All photographs by Jacques-Henri Lartigue, Ministere de la Culture, Paris.
Bibi Lartigue at the Eden Roc, Hotel Cap d'Antibes, Nice, 1920.
Bibi Lartigue in the Park at Chateau de la Garoupe, Cap d'Antibes, 1920.
Bibi Lartigue sitting on the beach at Etretat, 1920.
Bibi Lartigue and friends on the beach at Nice, mid-1920s.
Bibi Lartigue - Spring, 1926.
Bibi Lartigue and an unidentified friend, Nice, c.1927.
Bibi Lartigue on the Ile de Saint-Honorat, Cannes, 1927.
4 comments:
Many thanks for the great article and wonderful photographs!
Christian, I'm glad you enjoyed it. What perfect summer photographs, no?

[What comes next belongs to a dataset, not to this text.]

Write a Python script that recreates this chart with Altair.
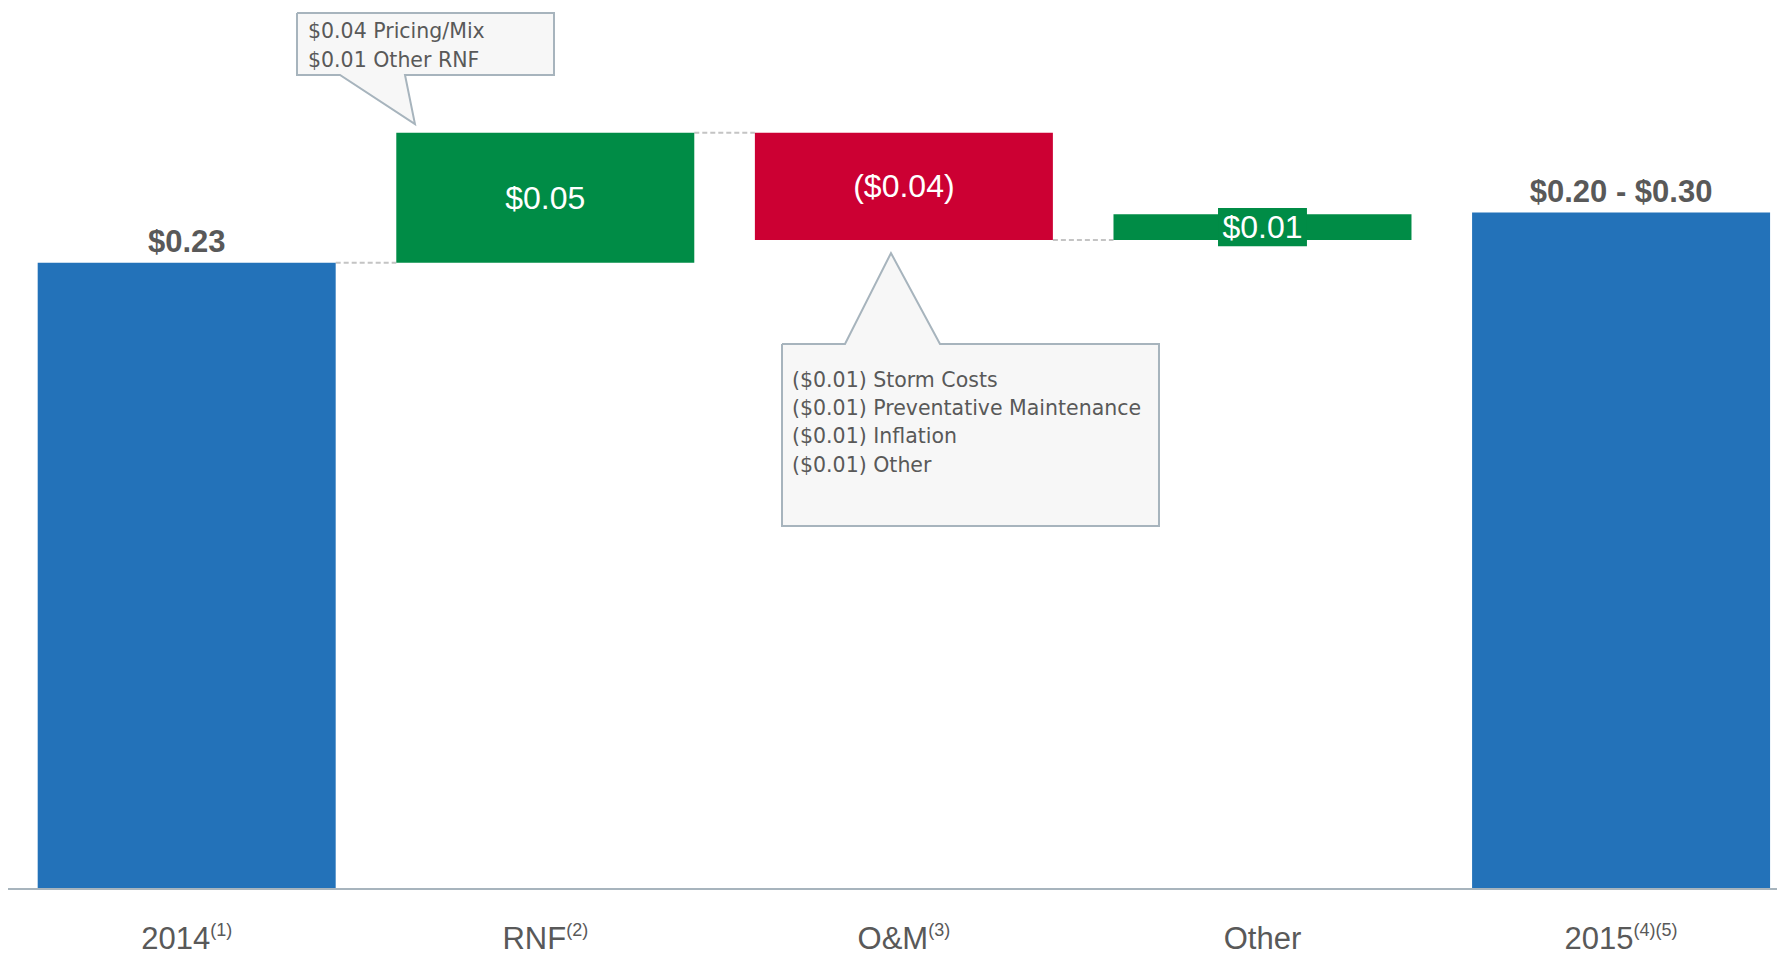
import altair as alt
import pandas as pd

# ---------------- data ----------------
categories = ["2014", "RNF", "O&M", "Other", "2015"]
footnotes = ["(1)", "(2)", "(3)", "", "(4)(5)"]
kinds = ["total", "delta", "delta", "delta", "total"]
values = [0.230, 0.0477, -0.0394, 0.0095, 0.2484]
value_labels = ["$0.23", "$0.05", "($0.04)", "$0.01", "$0.20 - $0.30"]

callout1_lines = ["$0.04 Pricing/Mix", "$0.01 Other RNF"]
callout2_lines = [
    "($0.01) Storm Costs",
    "($0.01) Preventative Maintenance",
    "($0.01) Inflation",
    "($0.01) Other",
]

# ---------------- layout / style constants ----------------
W, H = 1769, 881
XMIN, XMAX = -0.4983, 4.4348          # x in category units
YMAX = 0.3235
HW = 0.4155                            # half bar width (category units)
BLUE, GREEN, RED = "#2372b9", "#008c46", "#cc0033"
GREY = "#595959"
CALLOUT_STROKE, CALLOUT_FILL = "#a7b4bd", "#f7f7f7"
PX_PER_X = W / (XMAX - XMIN)

xs = alt.Scale(domain=[XMIN, XMAX], nice=False, zero=False)
ys = alt.Scale(domain=[0, YMAX], nice=False, zero=False)

# ---------------- waterfall table ----------------
rows = []
level = 0.0
for i, (c, k, v, lab) in enumerate(zip(categories, kinds, values, value_labels)):
    if k == "total":
        start, end = 0.0, v
    else:
        start, end = level, level + v
    level = end
    color = BLUE if k == "total" else (GREEN if v >= 0 else RED)
    rows.append(dict(idx=i, cat=c, kind=k, start=start, end=end,
                     lo=min(start, end), hi=max(start, end),
                     mid=(start + end) / 2, color=color, label=lab,
                     x0=i - HW, x1=i + HW))
df = pd.DataFrame(rows)

# connectors: from end of bar i to a following delta bar
conn = []
for i in range(len(rows) - 1):
    if rows[i + 1]["kind"] == "delta":
        conn.append(dict(x0=i + HW, x1=i + 1 - HW, lvl=rows[i]["end"]))
conn_df = pd.DataFrame(conn)

# small delta label background
small = df[(df["kind"] == "delta") & ((df["hi"] - df["lo"]) < 0.02)].copy()
small["bx0"] = small["idx"] - 0.124
small["bx1"] = small["idx"] + 0.124
small["by0"] = small["mid"] - 0.0070
small["by1"] = small["mid"] + 0.0070
small = small[["bx0", "bx1", "by0", "by1"]].reset_index(drop=True)

# ---------------- x labels with superscripts ----------------
ARIAL = {"0": .556, "1": .556, "2": .556, "3": .556, "4": .556, "5": .556,
         "6": .556, "7": .556, "8": .556, "9": .556, "(": .333, ")": .333,
         "R": .722, "N": .722, "F": .611, "O": .778, "&": .667, "M": .833,
         "t": .278, "h": .556, "e": .556, "r": .333}
MAIN_FS, SUP_FS = 31, 18


def tw(s, fs):
    return sum(ARIAL.get(ch, .556) for ch in s) * fs


lab_rows = []
for i, (c, f) in enumerate(zip(categories, footnotes)):
    m, s = tw(c, MAIN_FS), tw(f, SUP_FS)
    lab_rows.append(dict(idx=i, main=c, sup=f, lx=i + (m - s) / 2 / PX_PER_X))
lab_df = pd.DataFrame(lab_rows)

# ---------------- callouts (annotation geometry in data units) ----------------
def callout(name, box, base, tip, pointer_top):
    x0, x1, yt, yb = box
    b0, b1 = base
    tx, ty = tip
    if pointer_top:
        pts = [(x0, yt), (b0, yt), (tx, ty), (b1, yt), (x1, yt), (x1, yb), (x0, yb), (x0, yt)]
    else:
        pts = [(x0, yt), (x1, yt), (x1, yb), (b1, yb), (tx, ty), (b0, yb), (x0, yb), (x0, yt)]
    return [dict(shape=name, o=j, u=p[0], v=p[1]) for j, p in enumerate(pts)]


poly = callout("c1", (0.3076, 1.0243, 0.3217, 0.2989), (0.4275, 0.6088), (0.6366, 0.2809), False)
poly += callout("c2", (1.6601, 2.7114, 0.2001, 0.1333), (1.8358, 2.1007), (1.9640, 0.2335), True)
poly_df = pd.DataFrame(poly)

ctext = []
for j, t in enumerate(callout1_lines):
    ctext.append(dict(u=0.3383, v=0.3124 - j * 0.01045, t=t))
for j, t in enumerate(callout2_lines):
    ctext.append(dict(u=1.6880, v=0.1843 - j * 0.01035, t=t))
ctext_df = pd.DataFrame(ctext)

base_df = pd.DataFrame({"xa": [XMIN - 0.003], "xb": [XMAX], "yz": [0.0]})

# ---------------- layers ----------------
def X(f):
    return alt.X(f, scale=xs, axis=None)


def Y(f):
    return alt.Y(f, scale=ys, axis=None)


callouts = alt.Chart(poly_df).mark_line(
    fill=CALLOUT_FILL, stroke=CALLOUT_STROKE, strokeWidth=2, strokeJoin="miter"
).encode(x=X("u:Q"), y=Y("v:Q"), order="o:Q", detail="shape:N")

callout_text = alt.Chart(ctext_df).mark_text(
    align="left", baseline="alphabetic", font="DejaVu Sans", fontSize=20.5, color=GREY
).encode(x=X("u:Q"), y=Y("v:Q"), text="t:N")

connectors = alt.Chart(conn_df).mark_rule(
    strokeDash=[5, 3], color="#c4c4c4", strokeWidth=2
).encode(x=X("x0:Q"), x2="x1:Q", y=Y("lvl:Q"))

bars = alt.Chart(df).mark_bar().encode(
    x=X("x0:Q"), x2="x1:Q", y=Y("lo:Q"), y2="hi:Q",
    color=alt.Color("color:N", scale=None),
)

small_bg = alt.Chart(small).mark_bar(color=GREEN).encode(
    x=X("bx0:Q"), x2="bx1:Q", y=Y("by0:Q"), y2="by1:Q"
)

total_labels = alt.Chart(df[df["kind"] == "total"]).mark_text(
    baseline="alphabetic", dy=-11, font="Liberation Sans", fontWeight="bold",
    fontSize=31, color=GREY
).encode(x=X("idx:Q"), y=Y("end:Q"), text="label:N")

delta_labels = alt.Chart(df[df["kind"] == "delta"]).mark_text(
    baseline="middle", dy=1, font="Liberation Sans", fontSize=32, color="white"
).encode(x=X("idx:Q"), y=Y("mid:Q"), text="label:N")

baseline = alt.Chart(base_df).mark_rule(
    color=CALLOUT_STROKE, strokeWidth=2
).encode(x=X("xa:Q"), x2="xb:Q", y=Y("yz:Q"))

main_labels = alt.Chart(lab_df).mark_text(
    align="right", baseline="alphabetic", font="Liberation Sans",
    fontSize=MAIN_FS, color=GREY
).encode(x=X("lx:Q"), y=alt.value(H + 60), text="main:N")

sup_labels = alt.Chart(lab_df).mark_text(
    align="left", baseline="alphabetic", font="Liberation Sans",
    fontSize=SUP_FS, color=GREY
).encode(x=X("lx:Q"), y=alt.value(H + 47), text="sup:N")

chart = alt.layer(
    callouts, connectors, bars, small_bg, total_labels, delta_labels,
    baseline, main_labels, sup_labels, callout_text
).properties(
    width=W, height=H,
    autosize=alt.AutoSizeParams(type="none"),
    padding={"left": 0, "top": 0, "right": 0, "bottom": 70},
).configure_view(stroke=None)

chart.save("out.html", embed_options={"renderer": "svg", "actions": False})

I look at photos of Bibi Lartigue and think of the notion that being photographed robs the subject's soul.
Thank you for your article. Whenever I look through Lartigue's photographs, sadly I've been aware that Bibi rarely if ever smiles. In what was supposed to be a care-free era, it seems that Bibi was an unwilling model who tolerated the intrusion. I have sometimes wondered what became of Bibi after she and J-H L separated....thank you again, Tony
https://www.independent.co.uk/arts-entertainment/art/features/the-honeymoon-is-over-jacques-henri-lartigues-intimate-photographs-reveal-the-truth-behind-his-8842061.html
Here is a very interesting article from the Independent in the U.K. that came out after my post. It confirms what you intuited and, also, I now know why it was so difficult to find information abut her later life. She preferred to avoid the spotlight after the marriage ended.
Autochromes make everything look enchanted; I've even seen "pretty" autochromes of World War I scenes of bombed out buildings.
Thanks so much for your insightful comment.